Following the success of Simple Dreams, Linda Ronstadt was on top of the world. On April 3, 1978, the film FM premiered with Ronstadt featured performing a cover version of Elvis Presley's "Love Me Tender." The song was also featured in Living in the USA, which like Ronstadt's previous hit albums featured a mix of covers of proven hits and newer compositions by some of Ronstadt's favorite singers.

Yet there were changes evident as well. For one, as the album's cover photo showed, Ronstadt had cut her trademark long hair. She also traded in her usual country-style dresses for hot pants, and her high heels for roller skates.

Living in the USA was recorded at the Sound Factory in Los Angeles form May 5 through July 3, 1978. "I remember I wanted to bring my roller skates into the studio," Ronstadt says. "My friend Nicolette Larson and I used to skate everywhere. She used to bring her skates into the studio because it was really big and she could skate around between takes. My studio wasn't that big. It had too much carpet, so I wanted them to take it out so I could skate."
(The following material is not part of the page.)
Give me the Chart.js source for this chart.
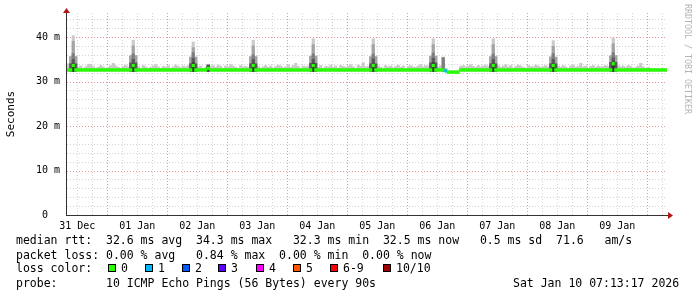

While Ronstadt paid tribute to the King with a cover of "Love Me Tender," she also acknowledged the influence of the burgeoning British new wave movement by covering the other Elvis. "Allison" had first appeared on Elvis Costello's debut LP, My Aim Is True, and remains his best-known tune today. "I had a friend at the time and that song reminded me of her, so I sang it for her," Ronstadt says. "She was a really sweet girl, but kind of a party-girl type. I felt like she needed somebody to talk to her in a stern voice, because she was getting married and she would have to change." Ronstadt's version was released as a single in the U.K. but stalled at number 66, and was dismissed in interviews by the acid-tongued Costello. (Nevertheless, Ronstadt's 1980 album Mad Love would include three songs by Costello.)

Although Ronstadt's attempt at new wave wasn't initially a commercial success, she continued to score with her updates of oldies. The album's first single, a remake of Chuck Berry's "Back in the U.S.A," climbed to number 16. A take of Doris Troy's "Just One Look" stalled at number 44, but Ronstadt wasn't happy with the recorded version. "It took me years to learn how to really sing that, but I could nail it now," she says, 15 years later.

The biggest hit from Living in the USA was Ronstadt's cover of Smokey Robinson's "Ooh Baby Baby," which climbed to number seven. "We used a live vocal from the rough mix," Ronstadt says. "We tried to go in and add things to it, but it never sounded as good as that live vocal."

- Craig Rosen, The Billboard Book of Number One Hits, 1996.